Politics, popular culture and Reagan conservatism spewed maybe once a week...or less
Sunday, April 27, 2014
David Gregory: this century's version of "Network's" characater Howard Beall
With the death of Tim Russert, 'Meet the Press' anchor and successful political commentator several years back, this highly rated Sunday talk show was then taken over by uber liberal socialist, David Gregory. Since then, the ratings of Meet the Press have been sliding into the basement. Now its ratings are completely awful, and NBC execs, rather than fire this raging Marxist, have hired psychologists to treat David Gregory and even go so far as to have these shrinks interview his friends and his wife. These NBC poobahs are convinced that if they find out why people don't like David Gregory (HE'S A RAGING MARXIST WHACKO, GUYS!!"), then they can alter his delivery to suit their audiences' tastes, and turn ratings around.
NBC execs are bound and determined to keep this raging Marxist in place, a liberal whose crackpot communist philosophical views anger at least half the nation on a weekly basis.

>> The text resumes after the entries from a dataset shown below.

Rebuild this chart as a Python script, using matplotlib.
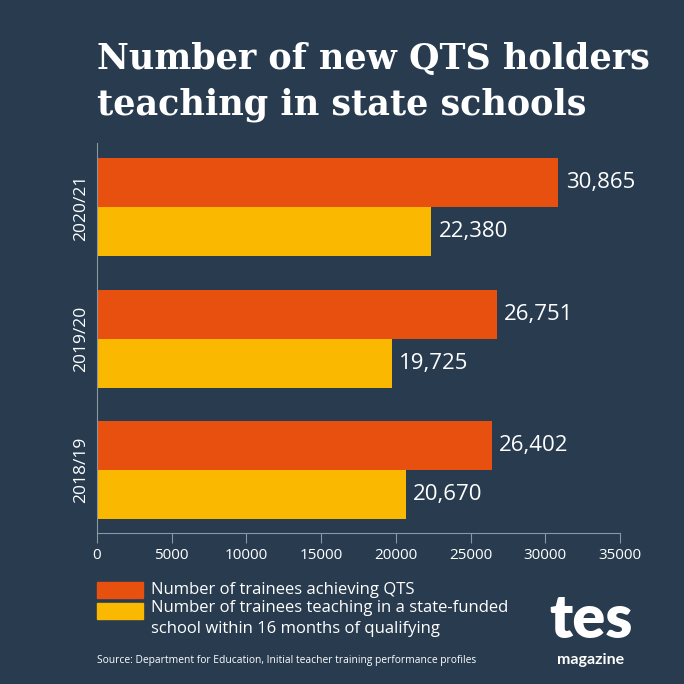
import numpy as np
import matplotlib.pyplot as plt
from matplotlib.patches import Rectangle

# Data
years = ["2018/19", "2019/20", "2020/21"]
qts = [26402, 26751, 30865]
teaching = [20670, 19725, 22380]
legend_labels = ["Number of trainees achieving QTS",
                 "Number of trainees teaching in a state-funded\nschool within 16 months of qualifying"]
xticks = [0, 5000, 10000, 15000, 20000, 25000, 30000, 35000]

bg = "#283b4f"
orange = "#e8500f"
yellow = "#fbb800"
grey = "#8c97a3"
sans = ["Open Sans", "DejaVu Sans"]

fig = plt.figure(figsize=(6.84, 6.84), dpi=100, facecolor=bg)
ax = fig.add_axes([0.1418, 0.2208, 0.7646, 0.5701], facecolor=bg)

y = np.arange(len(years))
h = 0.374
ax.barh(y + h / 2, qts, height=h, color=orange)
ax.barh(y - h / 2, teaching, height=h, color=yellow)

for yi, v in zip(y, qts):
    ax.text(v + 500, yi + h / 2, f"{v:,}", color="white", va="center", ha="left",
            fontsize=16, family=sans)
for yi, v in zip(y, teaching):
    ax.text(v + 500, yi - h / 2, f"{v:,}", color="white", va="center", ha="left",
            fontsize=16, family=sans)

ax.set_xlim(0, 35000)
ax.set_ylim(-0.48, 2.49)
ax.set_xticks(xticks)
ax.set_xticklabels([str(t) for t in xticks], family=sans, fontsize=11, color="white")
ax.set_yticks(y)
ax.set_yticklabels(years, rotation=90, va="center", family=sans, fontsize=12.5, color="white")
ax.tick_params(axis="x", length=7, color=grey, width=0.8, pad=4)
ax.tick_params(axis="y", length=0, pad=6)
for s in ["top", "right"]:
    ax.spines[s].set_visible(False)
for s in ["left", "bottom"]:
    ax.spines[s].set_color(grey)
    ax.spines[s].set_linewidth(0.8)

# title
title_lines = ["Number of new QTS holders", "teaching in state schools"]
for line, base in zip(title_lines, [69, 115]):
    fig.text(97 / 684, 1 - base / 684, line, color="white", fontsize=25.2,
             fontweight="bold", family="DejaVu Serif", va="baseline", ha="left")

# legend
fig.patches.append(Rectangle((97 / 684, 1 - 598 / 684), 46 / 684, 16 / 684,
                             transform=fig.transFigure, color=orange))
fig.patches.append(Rectangle((97 / 684, 1 - 619 / 684), 46 / 684, 16 / 684,
                             transform=fig.transFigure, color=yellow))
fig.text(151 / 684, 1 - 590 / 684, legend_labels[0], color="white", fontsize=12,
         family=sans, va="center", ha="left")
fig.text(151 / 684, 1 - 600 / 684, legend_labels[1], color="white", fontsize=12,
         family=sans, va="top", ha="left", linespacing=1.42)

fig.text(97 / 684, 1 - 660 / 684,
         "Source: Department for Education, Initial teacher training performance profiles",
         color="white", fontsize=7.4, family=sans, va="center", ha="left")

# logo
fig.text(591 / 684, 1 - 638 / 684, "tes", color="white", fontsize=44, fontweight="heavy",
         family=["Lato", "DejaVu Sans"], ha="center", va="baseline")
fig.text(591 / 684, 1 - 664 / 684, "magazine", color="white", fontsize=11.5, fontweight="bold",
         family=["Lato", "DejaVu Sans"], ha="center", va="baseline")

fig.savefig("out.png", dpi=100, facecolor=bg)
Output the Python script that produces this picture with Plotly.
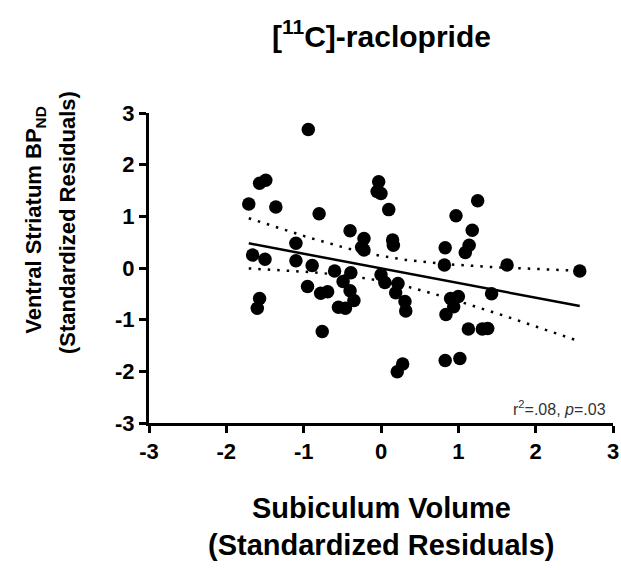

Gregory will in the short term at least remain as host of Meet the Press, God Awful ratings be damned. The shrinks will fix things.
This plot is straight out of a 38 year old Hollywood script: "Network."
Decades ago, this movie was released that gave us the phrase 'I'm mad as hell, and I'm not going to take it anymore!"
"Network," starring an aging William Holden as an over the hill network executive and Faye Dunaway, the young fresh upstart mover and shaker in the news business, depicted a fictitious TV network that was suffering ratings blues, and took steps including murder and sensational madmen TV anchors to bolster their sagging ratings.
Peter Finch played the madman Howard Beall, who in the throes of awful ratings, announced one day on the set that he was going to kill himself on live TV. The execs in the studio were aghast, and then when the following day they noticed that the ratings went ballistic on their news hour, with the entire nation tuning in to see what happened next, young Faye Dunaway ran with it.
Howard Beall then was the hit dujour, and his ratings saved the network in the short run (no, he did not kill himself on live TV, as it turns out). He just started ranting and raving about everything in general. Then, in the fullness of time, Howard's rants and raves started to sour with the public, and Faye Dunaway wanted to can the creep.
Here's where the plot thickens: the owner of the network, a super rich shadowy figure portrayed by Ned Beatty (Mr. Jensen), stepped in and insisted that Howard Beall be kept on the air, regardless of ratings. Mr. Jensen liked the morose, bad news that Howard Beall continued to spew, as in his view this was the philosophy he supported, and was good for his business ventures overall. Jensen did not care a whit whether Howard Beall's newscasts LOST money, he was to be kept on the air regardless the ratings.
The way the writers ended 'Network' was to assassinate Howard Beall. I wonder how NBC will finally pull the plug on David Gregory?